Dataset items:
++++++

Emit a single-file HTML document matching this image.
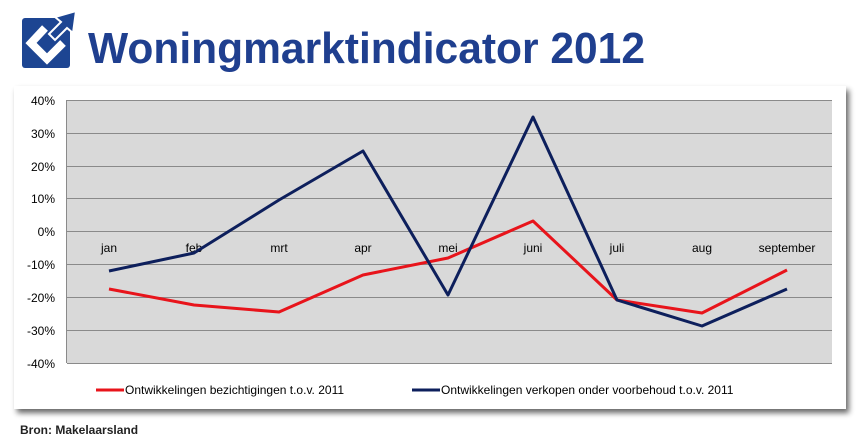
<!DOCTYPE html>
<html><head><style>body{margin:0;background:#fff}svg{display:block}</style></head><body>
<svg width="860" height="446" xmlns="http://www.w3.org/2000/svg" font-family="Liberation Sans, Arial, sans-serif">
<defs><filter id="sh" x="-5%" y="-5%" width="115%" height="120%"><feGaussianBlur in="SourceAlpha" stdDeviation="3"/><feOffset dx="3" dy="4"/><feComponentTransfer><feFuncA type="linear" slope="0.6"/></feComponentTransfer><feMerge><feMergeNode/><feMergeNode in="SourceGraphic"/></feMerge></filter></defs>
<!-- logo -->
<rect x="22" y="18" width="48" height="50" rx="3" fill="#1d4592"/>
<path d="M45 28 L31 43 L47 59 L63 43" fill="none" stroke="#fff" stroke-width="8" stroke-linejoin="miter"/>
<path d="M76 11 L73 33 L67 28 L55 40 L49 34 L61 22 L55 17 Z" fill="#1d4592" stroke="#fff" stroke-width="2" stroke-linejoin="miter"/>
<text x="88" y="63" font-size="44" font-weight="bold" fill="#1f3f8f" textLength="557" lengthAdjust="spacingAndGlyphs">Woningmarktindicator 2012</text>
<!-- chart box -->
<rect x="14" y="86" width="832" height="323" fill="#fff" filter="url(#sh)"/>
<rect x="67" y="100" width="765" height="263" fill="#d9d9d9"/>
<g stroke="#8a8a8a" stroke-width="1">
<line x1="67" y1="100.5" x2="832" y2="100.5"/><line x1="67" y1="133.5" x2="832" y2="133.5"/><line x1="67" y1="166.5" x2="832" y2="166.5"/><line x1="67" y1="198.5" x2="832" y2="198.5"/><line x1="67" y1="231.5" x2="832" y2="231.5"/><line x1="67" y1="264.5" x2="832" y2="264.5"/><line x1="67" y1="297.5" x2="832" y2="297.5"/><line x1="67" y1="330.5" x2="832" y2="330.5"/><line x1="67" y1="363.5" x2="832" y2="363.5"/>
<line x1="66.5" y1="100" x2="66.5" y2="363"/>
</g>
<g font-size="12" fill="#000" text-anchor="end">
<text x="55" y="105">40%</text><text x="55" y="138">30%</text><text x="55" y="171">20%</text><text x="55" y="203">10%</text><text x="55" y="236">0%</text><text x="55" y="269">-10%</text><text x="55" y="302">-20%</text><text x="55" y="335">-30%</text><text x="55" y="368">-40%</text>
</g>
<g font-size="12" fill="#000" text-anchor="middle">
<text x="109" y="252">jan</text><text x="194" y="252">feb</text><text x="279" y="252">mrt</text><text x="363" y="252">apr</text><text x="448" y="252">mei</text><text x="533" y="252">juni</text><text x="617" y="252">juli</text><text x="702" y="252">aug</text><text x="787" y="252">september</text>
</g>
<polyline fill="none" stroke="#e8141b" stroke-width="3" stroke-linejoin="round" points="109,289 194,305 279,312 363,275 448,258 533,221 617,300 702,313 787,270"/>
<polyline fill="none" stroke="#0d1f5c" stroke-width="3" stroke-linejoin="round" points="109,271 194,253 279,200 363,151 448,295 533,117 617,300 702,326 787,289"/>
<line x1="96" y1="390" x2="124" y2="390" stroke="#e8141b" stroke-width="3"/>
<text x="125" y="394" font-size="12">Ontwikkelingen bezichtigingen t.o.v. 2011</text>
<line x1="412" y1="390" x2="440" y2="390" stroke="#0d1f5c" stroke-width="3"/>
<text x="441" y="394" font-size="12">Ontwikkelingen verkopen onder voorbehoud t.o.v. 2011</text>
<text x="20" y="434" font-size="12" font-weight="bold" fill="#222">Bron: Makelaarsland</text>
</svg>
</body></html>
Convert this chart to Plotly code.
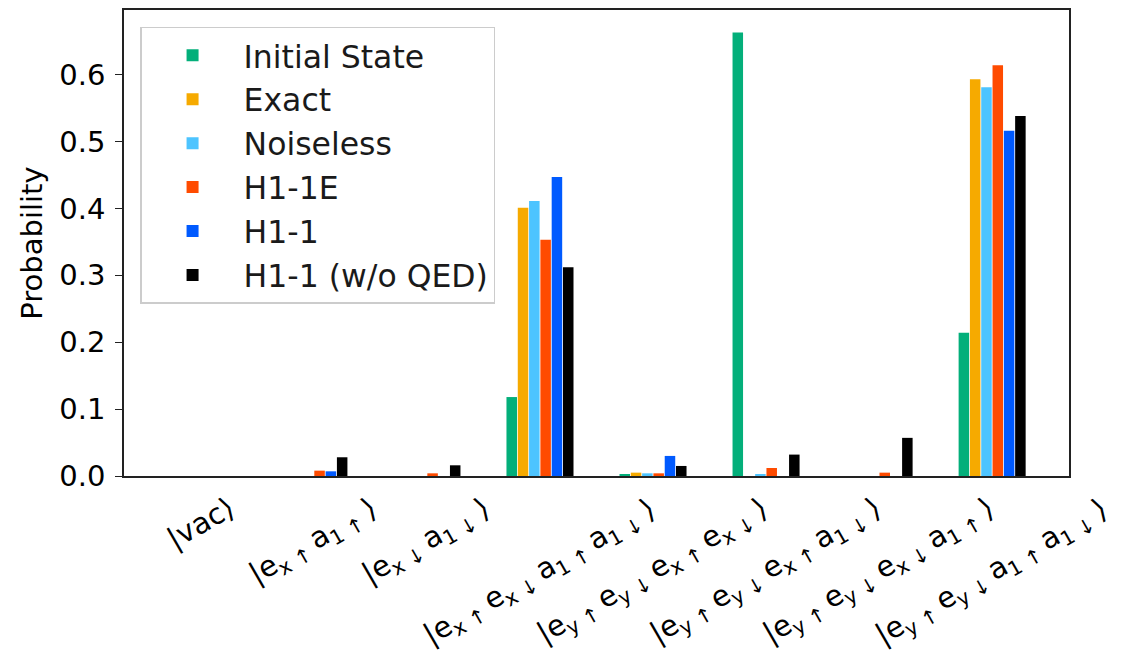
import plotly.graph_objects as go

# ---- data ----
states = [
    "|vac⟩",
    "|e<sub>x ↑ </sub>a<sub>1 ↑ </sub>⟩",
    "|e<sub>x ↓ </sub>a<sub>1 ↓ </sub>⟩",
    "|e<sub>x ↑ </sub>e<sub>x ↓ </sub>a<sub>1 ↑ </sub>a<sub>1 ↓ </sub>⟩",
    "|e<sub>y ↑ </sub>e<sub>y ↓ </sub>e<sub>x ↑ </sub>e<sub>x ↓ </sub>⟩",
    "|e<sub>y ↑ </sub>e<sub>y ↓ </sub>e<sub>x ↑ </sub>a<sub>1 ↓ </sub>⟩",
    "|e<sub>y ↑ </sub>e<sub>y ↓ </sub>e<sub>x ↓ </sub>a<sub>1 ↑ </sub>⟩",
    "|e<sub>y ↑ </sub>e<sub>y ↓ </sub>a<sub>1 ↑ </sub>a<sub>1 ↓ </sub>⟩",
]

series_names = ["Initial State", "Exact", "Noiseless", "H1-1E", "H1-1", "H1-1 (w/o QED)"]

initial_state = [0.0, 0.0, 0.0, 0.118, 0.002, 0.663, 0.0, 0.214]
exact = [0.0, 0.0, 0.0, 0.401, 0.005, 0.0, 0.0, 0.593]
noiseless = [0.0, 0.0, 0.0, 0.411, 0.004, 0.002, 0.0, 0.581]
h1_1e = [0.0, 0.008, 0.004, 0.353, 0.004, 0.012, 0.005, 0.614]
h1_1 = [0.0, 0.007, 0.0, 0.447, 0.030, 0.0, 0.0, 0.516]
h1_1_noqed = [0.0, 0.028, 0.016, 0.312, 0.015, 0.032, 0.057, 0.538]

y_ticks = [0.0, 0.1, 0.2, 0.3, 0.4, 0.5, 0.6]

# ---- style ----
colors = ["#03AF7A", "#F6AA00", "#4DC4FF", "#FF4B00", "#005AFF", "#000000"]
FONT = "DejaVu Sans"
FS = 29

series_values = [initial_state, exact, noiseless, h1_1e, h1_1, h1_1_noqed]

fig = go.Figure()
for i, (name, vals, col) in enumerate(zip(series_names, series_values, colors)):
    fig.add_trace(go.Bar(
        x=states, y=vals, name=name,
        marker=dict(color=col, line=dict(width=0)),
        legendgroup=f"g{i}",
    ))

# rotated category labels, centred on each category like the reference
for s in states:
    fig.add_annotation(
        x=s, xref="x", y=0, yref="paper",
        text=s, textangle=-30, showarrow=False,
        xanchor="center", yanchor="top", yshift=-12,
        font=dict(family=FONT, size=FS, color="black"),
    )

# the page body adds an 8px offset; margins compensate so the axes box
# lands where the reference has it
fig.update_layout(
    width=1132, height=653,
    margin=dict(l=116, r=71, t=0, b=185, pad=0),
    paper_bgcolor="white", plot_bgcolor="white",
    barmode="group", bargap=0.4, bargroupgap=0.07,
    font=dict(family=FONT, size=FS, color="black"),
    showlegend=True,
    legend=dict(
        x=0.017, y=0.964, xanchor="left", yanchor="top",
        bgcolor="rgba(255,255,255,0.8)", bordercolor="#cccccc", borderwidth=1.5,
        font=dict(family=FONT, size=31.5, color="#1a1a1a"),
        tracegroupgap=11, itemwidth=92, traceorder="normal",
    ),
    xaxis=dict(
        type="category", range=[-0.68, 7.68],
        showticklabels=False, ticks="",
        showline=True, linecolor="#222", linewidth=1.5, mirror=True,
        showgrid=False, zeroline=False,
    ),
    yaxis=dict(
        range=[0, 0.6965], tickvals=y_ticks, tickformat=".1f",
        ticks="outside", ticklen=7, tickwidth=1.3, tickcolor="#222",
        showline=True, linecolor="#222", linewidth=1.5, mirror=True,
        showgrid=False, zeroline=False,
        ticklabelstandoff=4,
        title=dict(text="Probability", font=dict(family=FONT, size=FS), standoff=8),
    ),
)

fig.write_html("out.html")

++++++

# Given instruction
Exactly reproduce the stretch that starts at the line containing "Convert this chart to Plotly code." and ends at the line containing "import plotly.graph_objects as go", both ends included; leave any pictures out.

# Result for this exercise
Convert this chart to Plotly code.
import plotly.graph_objects as go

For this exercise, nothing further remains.